> _Given instruction_: Reproduce all the lines exactly as they stand, apart from the pictures.

> _Provided records_:
■ ■ ■
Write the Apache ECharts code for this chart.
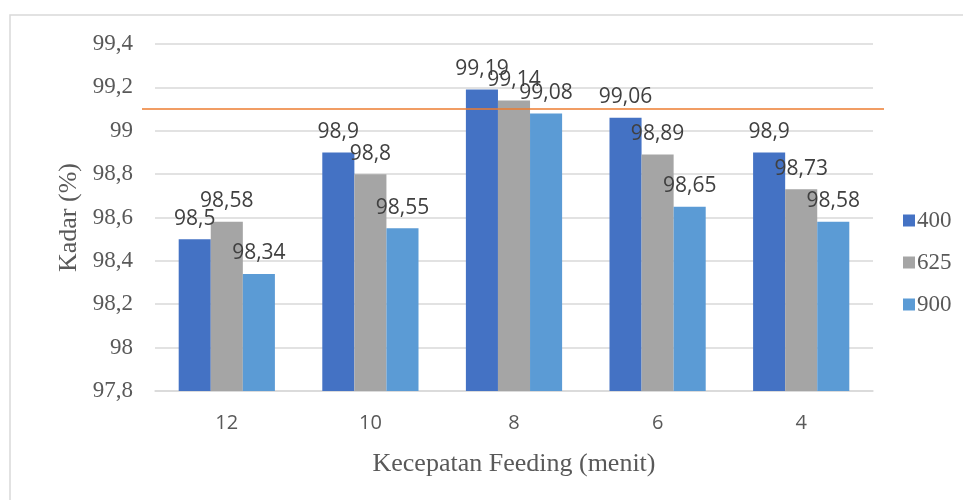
<!DOCTYPE html>
<html>
<head>
<meta charset="utf-8">
<script src="https://cdn.jsdelivr.net/npm/echarts@6/dist/echarts.min.js"></script>
<style>
  html, body { margin: 0; padding: 0; background: #fff; }
  #chart { width: 963px; height: 500px; }
</style>
</head>
<body>
<div id="chart"></div>
<script>
// Feeding speed categories (minutes)
const categories = ['12', '10', '8', '6', '4'];
// Series names and their values (Kadar %)
const seriesNames = ['400', '625', '900'];
const values400 = [98.5, 98.9, 99.19, 99.06, 98.9];
const values625 = [98.58, 98.8, 99.14, 98.89, 98.73];
const values900 = [98.34, 98.55, 99.08, 98.65, 98.58];
// Value axis range
const yMin = 97.8;
const yMax = 99.4;
const yStep = 0.2;
// Reference level drawn as a horizontal line
const referenceLevel = 99.1;

const colors = ['#4472C4', '#A5A5A5', '#5B9BD5'];
const seriesValues = [values400, values625, values900];

const fmt = v => String(+(+v).toFixed(2)).replace('.', ',');

const chart = echarts.init(document.getElementById('chart'));

const option = {
  animation: false,
  backgroundColor: '#ffffff',
  grid: { left: 155, right: 90, top: 44, bottom: 109 },
  legend: {
    orient: 'vertical',
    left: 898,
    top: 204,
    itemWidth: 12,
    itemHeight: 12,
    itemGap: 19,
    icon: 'rect',
    textStyle: { fontFamily: 'Liberation Serif', fontSize: 23, color: '#595959', lineHeight: 23, padding: [0, 0, 0, -3] },
    data: seriesNames
  },
  xAxis: {
    type: 'category',
    data: categories,
    name: 'Kecepatan Feeding (menit)',
    nameLocation: 'middle',
    nameGap: 60,
    nameTextStyle: { fontFamily: 'Liberation Serif', fontSize: 26, color: '#595959' },
    axisLine: { lineStyle: { color: '#d9d9d9', width: 1.5 } },
    axisTick: { show: false },
    axisLabel: { fontFamily: 'Open Sans', fontSize: 20, color: '#595959', margin: 22 }
  },
  yAxis: {
    type: 'value',
    min: yMin,
    max: yMax,
    interval: yStep,
    name: 'Kadar (%)',
    nameLocation: 'middle',
    nameGap: 68,
    nameTextStyle: { fontFamily: 'Liberation Serif', fontSize: 26, color: '#595959' },
    axisLine: { show: false },
    axisTick: { show: false },
    splitLine: { lineStyle: { color: '#d9d9d9', width: 1.5 } },
    axisLabel: {
      fontFamily: 'Liberation Serif', fontSize: 23, color: '#595959', margin: 22,
      formatter: v => fmt(v)
    }
  },
  series: seriesNames.map((name, i) => ({
    name: name,
    type: 'bar',
    data: seriesValues[i],
    barGap: '0%',
    barCategoryGap: '33%',
    itemStyle: { color: colors[i] },
    label: {
      show: true,
      position: 'top',
      distance: 10,
      fontFamily: 'Open Sans',
      fontSize: 21,
      color: '#404040',
      formatter: p => fmt(p.value)
    }
  }))
};

chart.setOption(option);

// Outer frame and the horizontal reference line at the given level
const yRef = chart.convertToPixel({ yAxisIndex: 0 }, referenceLevel);
chart.setOption({
  graphic: [
    {
      type: 'rect',
      silent: true,
      shape: { x: 10, y: 15, width: 1000, height: 600 },
      style: { fill: 'none', stroke: '#d9d9d9', lineWidth: 1.5 }
    },
    {
      type: 'line',
      silent: true,
      z: 10,
      shape: { x1: 142, y1: yRef, x2: 884, y2: yRef },
      style: { stroke: '#ED7D31', lineWidth: 1.5 }
    }
  ]
});
</script>
</body>
</html>
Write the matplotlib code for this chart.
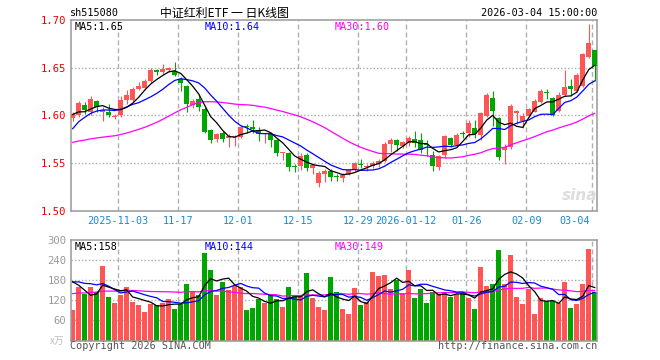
■ ■ ■
> _Exercise result_:
Write the Apache ECharts code for this chart.
<!DOCTYPE html>
<html>
<head>
<meta charset="utf-8">
<script src="https://cdn.jsdelivr.net/npm/echarts@6/dist/echarts.min.js"></script>
<style>
  html, body { margin: 0; padding: 0; background: #fff; }
  #chart { width: 963px; height: 500px; }
</style>
</head>
<body>
<div id="chart"></div>
<script>
// Feeding speed categories (minutes)
const categories = ['12', '10', '8', '6', '4'];
// Series names and their values (Kadar %)
const seriesNames = ['400', '625', '900'];
const values400 = [98.5, 98.9, 99.19, 99.06, 98.9];
const values625 = [98.58, 98.8, 99.14, 98.89, 98.73];
const values900 = [98.34, 98.55, 99.08, 98.65, 98.58];
// Value axis range
const yMin = 97.8;
const yMax = 99.4;
const yStep = 0.2;
// Reference level drawn as a horizontal line
const referenceLevel = 99.1;

const colors = ['#4472C4', '#A5A5A5', '#5B9BD5'];
const seriesValues = [values400, values625, values900];

const fmt = v => String(+(+v).toFixed(2)).replace('.', ',');

const chart = echarts.init(document.getElementById('chart'));

const option = {
  animation: false,
  backgroundColor: '#ffffff',
  grid: { left: 155, right: 90, top: 44, bottom: 109 },
  legend: {
    orient: 'vertical',
    left: 898,
    top: 204,
    itemWidth: 12,
    itemHeight: 12,
    itemGap: 19,
    icon: 'rect',
    textStyle: { fontFamily: 'Liberation Serif', fontSize: 23, color: '#595959', lineHeight: 23, padding: [0, 0, 0, -3] },
    data: seriesNames
  },
  xAxis: {
    type: 'category',
    data: categories,
    name: 'Kecepatan Feeding (menit)',
    nameLocation: 'middle',
    nameGap: 60,
    nameTextStyle: { fontFamily: 'Liberation Serif', fontSize: 26, color: '#595959' },
    axisLine: { lineStyle: { color: '#d9d9d9', width: 1.5 } },
    axisTick: { show: false },
    axisLabel: { fontFamily: 'Open Sans', fontSize: 20, color: '#595959', margin: 22 }
  },
  yAxis: {
    type: 'value',
    min: yMin,
    max: yMax,
    interval: yStep,
    name: 'Kadar (%)',
    nameLocation: 'middle',
    nameGap: 68,
    nameTextStyle: { fontFamily: 'Liberation Serif', fontSize: 26, color: '#595959' },
    axisLine: { show: false },
    axisTick: { show: false },
    splitLine: { lineStyle: { color: '#d9d9d9', width: 1.5 } },
    axisLabel: {
      fontFamily: 'Liberation Serif', fontSize: 23, color: '#595959', margin: 22,
      formatter: v => fmt(v)
    }
  },
  series: seriesNames.map((name, i) => ({
    name: name,
    type: 'bar',
    data: seriesValues[i],
    barGap: '0%',
    barCategoryGap: '33%',
    itemStyle: { color: colors[i] },
    label: {
      show: true,
      position: 'top',
      distance: 10,
      fontFamily: 'Open Sans',
      fontSize: 21,
      color: '#404040',
      formatter: p => fmt(p.value)
    }
  }))
};

chart.setOption(option);

// Outer frame and the horizontal reference line at the given level
const yRef = chart.convertToPixel({ yAxisIndex: 0 }, referenceLevel);
chart.setOption({
  graphic: [
    {
      type: 'rect',
      silent: true,
      shape: { x: 10, y: 15, width: 1000, height: 600 },
      style: { fill: 'none', stroke: '#d9d9d9', lineWidth: 1.5 }
    },
    {
      type: 'line',
      silent: true,
      z: 10,
      shape: { x1: 142, y1: yRef, x2: 884, y2: yRef },
      style: { stroke: '#ED7D31', lineWidth: 1.5 }
    }
  ]
});
</script>
</body>
</html>
Write the matplotlib code for this chart.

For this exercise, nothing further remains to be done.